Am I right in thinking the
sum was a full reduction? Its because it implicitly copies the reuslt hostside, causing a sync point.
By the way, you are right that gpu operations are async by defaut, in the absence of any kind of sync point, such as reading data to hostside.
Yes, sum is full reduction. Thanks for clear answer.
Then are cpu operations synchronous?
EDIT: Why does full reduction copy the result to the host?
The CPU operations are synchronous. Only the GPU operations are asynchronous.
The full reduction returns a number, and to be able to return this number, it has to wait for the computation to be done.
There are a few possible ‘why?’:
- what is the technical underlying reason?
- why is it like this?
The technical underlying reason is that anything that causes a ‘read’ of an actual concrete value from the gpu causes a sync point. Operations returning torch tensors dont necessarily force sync points. However reduce all, in its current implementation, returns a scalar float, rather than a tensor. This forces a sync point.

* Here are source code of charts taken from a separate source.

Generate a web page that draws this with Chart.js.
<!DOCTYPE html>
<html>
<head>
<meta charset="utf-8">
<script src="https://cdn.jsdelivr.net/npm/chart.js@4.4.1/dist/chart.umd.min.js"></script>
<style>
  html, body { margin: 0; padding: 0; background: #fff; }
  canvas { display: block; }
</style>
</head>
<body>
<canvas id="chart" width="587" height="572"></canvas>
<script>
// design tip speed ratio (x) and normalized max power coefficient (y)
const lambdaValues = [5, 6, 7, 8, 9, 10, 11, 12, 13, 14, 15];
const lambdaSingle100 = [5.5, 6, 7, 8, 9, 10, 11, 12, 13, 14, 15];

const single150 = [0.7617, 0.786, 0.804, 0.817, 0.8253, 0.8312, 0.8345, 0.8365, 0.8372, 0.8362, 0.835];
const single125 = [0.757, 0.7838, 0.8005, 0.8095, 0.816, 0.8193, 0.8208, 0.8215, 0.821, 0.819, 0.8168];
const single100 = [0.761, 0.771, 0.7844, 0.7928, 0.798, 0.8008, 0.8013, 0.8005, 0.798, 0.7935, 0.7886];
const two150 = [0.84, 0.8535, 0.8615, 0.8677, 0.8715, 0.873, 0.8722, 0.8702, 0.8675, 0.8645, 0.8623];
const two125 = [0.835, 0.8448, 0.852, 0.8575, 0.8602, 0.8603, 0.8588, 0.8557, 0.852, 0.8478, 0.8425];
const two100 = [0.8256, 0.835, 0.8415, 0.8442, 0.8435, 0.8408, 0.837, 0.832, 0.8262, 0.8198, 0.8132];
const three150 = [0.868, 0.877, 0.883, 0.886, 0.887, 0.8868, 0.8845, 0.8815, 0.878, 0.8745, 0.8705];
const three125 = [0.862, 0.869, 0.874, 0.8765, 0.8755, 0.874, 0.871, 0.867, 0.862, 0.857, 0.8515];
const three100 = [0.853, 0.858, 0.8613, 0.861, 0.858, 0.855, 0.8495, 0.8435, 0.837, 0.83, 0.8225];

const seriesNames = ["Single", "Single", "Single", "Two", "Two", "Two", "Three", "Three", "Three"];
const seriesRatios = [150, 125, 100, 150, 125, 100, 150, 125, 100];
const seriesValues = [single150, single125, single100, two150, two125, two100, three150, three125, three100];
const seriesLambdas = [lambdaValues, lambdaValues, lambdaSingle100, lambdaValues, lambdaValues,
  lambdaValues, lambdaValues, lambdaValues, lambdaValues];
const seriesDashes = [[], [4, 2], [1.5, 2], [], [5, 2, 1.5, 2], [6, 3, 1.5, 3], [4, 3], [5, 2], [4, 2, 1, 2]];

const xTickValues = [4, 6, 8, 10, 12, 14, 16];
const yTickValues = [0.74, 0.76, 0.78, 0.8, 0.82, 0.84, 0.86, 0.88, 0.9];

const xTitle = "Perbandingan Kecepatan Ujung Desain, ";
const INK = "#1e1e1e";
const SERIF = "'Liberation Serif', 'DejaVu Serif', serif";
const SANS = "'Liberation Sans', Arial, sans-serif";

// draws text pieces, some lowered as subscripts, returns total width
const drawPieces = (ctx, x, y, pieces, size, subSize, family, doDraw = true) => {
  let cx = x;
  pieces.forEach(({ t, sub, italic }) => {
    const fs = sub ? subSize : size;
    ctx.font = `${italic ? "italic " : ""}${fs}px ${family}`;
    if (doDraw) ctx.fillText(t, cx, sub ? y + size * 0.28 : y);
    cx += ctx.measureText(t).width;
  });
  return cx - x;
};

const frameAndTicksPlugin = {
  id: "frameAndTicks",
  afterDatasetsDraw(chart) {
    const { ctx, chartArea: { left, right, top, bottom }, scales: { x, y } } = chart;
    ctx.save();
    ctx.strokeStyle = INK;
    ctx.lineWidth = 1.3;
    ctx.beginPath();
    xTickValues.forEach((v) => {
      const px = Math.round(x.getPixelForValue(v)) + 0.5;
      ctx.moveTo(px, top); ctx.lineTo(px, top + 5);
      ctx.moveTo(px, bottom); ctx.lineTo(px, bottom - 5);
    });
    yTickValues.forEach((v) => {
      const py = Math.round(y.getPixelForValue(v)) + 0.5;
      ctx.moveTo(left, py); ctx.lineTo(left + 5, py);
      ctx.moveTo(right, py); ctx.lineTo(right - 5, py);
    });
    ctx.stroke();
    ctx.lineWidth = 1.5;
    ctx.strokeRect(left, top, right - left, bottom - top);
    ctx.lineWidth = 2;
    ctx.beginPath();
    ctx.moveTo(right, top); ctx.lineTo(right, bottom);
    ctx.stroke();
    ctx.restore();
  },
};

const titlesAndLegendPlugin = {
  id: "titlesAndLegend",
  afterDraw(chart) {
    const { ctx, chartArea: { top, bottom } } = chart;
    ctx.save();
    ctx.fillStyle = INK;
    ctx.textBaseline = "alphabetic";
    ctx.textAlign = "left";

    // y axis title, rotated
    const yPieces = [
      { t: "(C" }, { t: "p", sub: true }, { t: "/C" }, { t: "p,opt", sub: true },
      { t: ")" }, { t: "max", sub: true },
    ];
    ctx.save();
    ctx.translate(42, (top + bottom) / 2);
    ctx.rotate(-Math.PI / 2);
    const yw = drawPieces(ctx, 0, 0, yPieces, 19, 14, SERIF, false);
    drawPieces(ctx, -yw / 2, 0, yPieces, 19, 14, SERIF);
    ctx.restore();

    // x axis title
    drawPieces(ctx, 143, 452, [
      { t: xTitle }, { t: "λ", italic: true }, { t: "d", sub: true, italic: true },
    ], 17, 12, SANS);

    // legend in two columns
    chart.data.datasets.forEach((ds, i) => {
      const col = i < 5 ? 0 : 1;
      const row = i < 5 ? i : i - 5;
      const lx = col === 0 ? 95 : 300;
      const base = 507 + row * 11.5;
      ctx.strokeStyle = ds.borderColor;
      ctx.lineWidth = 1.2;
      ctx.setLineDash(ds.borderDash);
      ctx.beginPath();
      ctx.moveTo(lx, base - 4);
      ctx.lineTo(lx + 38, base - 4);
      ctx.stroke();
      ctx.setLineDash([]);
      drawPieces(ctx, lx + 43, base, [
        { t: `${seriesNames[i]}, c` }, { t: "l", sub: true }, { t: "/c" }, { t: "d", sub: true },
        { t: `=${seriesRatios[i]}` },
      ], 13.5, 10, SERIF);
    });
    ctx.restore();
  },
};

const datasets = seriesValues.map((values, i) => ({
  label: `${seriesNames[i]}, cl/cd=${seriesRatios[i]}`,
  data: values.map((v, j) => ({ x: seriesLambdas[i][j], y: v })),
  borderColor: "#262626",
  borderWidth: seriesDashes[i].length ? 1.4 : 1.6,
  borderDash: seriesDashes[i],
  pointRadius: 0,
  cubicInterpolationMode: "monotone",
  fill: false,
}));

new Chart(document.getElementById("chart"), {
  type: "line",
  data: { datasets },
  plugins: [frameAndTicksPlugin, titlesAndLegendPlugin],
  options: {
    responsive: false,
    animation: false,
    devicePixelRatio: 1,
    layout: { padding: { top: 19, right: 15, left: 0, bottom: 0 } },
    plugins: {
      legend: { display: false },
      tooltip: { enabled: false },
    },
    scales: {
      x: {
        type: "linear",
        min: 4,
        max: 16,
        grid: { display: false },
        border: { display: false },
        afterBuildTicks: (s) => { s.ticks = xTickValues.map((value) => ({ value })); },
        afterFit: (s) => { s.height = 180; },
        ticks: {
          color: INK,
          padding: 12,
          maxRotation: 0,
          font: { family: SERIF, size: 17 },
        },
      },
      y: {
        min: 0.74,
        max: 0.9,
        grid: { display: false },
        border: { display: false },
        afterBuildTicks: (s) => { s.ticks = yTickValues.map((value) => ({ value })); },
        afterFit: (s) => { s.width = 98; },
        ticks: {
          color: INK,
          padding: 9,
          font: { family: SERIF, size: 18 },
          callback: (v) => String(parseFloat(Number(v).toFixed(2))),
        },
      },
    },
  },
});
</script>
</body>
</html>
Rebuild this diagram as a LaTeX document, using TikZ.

Why does reduce all return a scalar, rather than a tensor? I dont actually know but I guess some combinatin of:
- maybe torch was written before gpus were widely available, and on the cpu, making reduce all return a float seems not unreasonable?
- torch is written by conv net guys, and for conv nets, reduce all causing a sync point is almost un-noticeable, in practice
That’s exactly what I wondered. I didn’t even know sum returns float.